━━━━━ DATA LINES ━━━━━

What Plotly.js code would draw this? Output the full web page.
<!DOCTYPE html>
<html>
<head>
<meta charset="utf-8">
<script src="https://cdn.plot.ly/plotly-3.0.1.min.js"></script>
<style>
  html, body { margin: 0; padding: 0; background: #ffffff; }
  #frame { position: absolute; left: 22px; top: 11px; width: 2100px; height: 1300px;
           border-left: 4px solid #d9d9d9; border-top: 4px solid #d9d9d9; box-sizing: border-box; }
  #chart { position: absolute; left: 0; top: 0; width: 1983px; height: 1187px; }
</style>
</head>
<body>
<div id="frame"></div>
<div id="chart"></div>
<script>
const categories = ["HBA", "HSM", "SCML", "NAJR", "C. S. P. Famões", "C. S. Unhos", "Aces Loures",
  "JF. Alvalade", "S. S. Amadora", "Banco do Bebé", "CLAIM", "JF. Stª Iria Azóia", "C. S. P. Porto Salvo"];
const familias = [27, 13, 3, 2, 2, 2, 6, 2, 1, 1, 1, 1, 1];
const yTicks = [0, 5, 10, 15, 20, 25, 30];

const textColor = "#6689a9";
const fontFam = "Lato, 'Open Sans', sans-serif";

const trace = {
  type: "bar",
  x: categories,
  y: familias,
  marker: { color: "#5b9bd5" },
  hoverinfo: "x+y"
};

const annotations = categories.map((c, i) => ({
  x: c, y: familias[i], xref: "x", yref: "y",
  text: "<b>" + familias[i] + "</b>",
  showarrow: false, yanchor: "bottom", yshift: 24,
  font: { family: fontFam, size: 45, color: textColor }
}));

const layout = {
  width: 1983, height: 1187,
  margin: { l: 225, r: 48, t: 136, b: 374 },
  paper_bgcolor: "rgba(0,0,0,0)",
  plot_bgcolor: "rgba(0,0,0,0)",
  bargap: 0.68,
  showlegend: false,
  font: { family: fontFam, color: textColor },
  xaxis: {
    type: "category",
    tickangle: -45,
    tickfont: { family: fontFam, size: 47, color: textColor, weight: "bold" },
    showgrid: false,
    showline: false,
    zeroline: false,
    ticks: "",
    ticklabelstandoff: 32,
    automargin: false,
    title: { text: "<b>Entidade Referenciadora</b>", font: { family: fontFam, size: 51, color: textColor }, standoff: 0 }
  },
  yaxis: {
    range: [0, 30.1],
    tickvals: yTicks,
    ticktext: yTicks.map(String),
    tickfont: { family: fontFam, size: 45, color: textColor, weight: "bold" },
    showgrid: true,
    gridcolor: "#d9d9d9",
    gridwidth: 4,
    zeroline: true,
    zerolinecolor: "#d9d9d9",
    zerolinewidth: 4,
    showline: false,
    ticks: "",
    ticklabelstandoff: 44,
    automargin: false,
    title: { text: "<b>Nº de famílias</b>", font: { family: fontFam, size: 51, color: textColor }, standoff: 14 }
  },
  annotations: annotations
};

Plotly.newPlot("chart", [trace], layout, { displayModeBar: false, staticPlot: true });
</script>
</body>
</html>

━━━━━

#### TASK INSTRUCTIONS:
Starting at the first line of the listing, retype every line up to and including the one with "const yTicks = [0, 5, 10, 15, 20, 25, 30];".

#### WRITTEN SOLUTION:
What Plotly.js code would draw this? Output the full web page.
<!DOCTYPE html>
<html>
<head>
<meta charset="utf-8">
<script src="https://cdn.plot.ly/plotly-3.0.1.min.js"></script>
<style>
  html, body { margin: 0; padding: 0; background: #ffffff; }
  #frame { position: absolute; left: 22px; top: 11px; width: 2100px; height: 1300px;
           border-left: 4px solid #d9d9d9; border-top: 4px solid #d9d9d9; box-sizing: border-box; }
  #chart { position: absolute; left: 0; top: 0; width: 1983px; height: 1187px; }
</style>
</head>
<body>
<div id="frame"></div>
<div id="chart"></div>
<script>
const categories = ["HBA", "HSM", "SCML", "NAJR", "C. S. P. Famões", "C. S. Unhos", "Aces Loures",
  "JF. Alvalade", "S. S. Amadora", "Banco do Bebé", "CLAIM", "JF. Stª Iria Azóia", "C. S. P. Porto Salvo"];
const familias = [27, 13, 3, 2, 2, 2, 6, 2, 1, 1, 1, 1, 1];
const yTicks = [0, 5, 10, 15, 20, 25, 30];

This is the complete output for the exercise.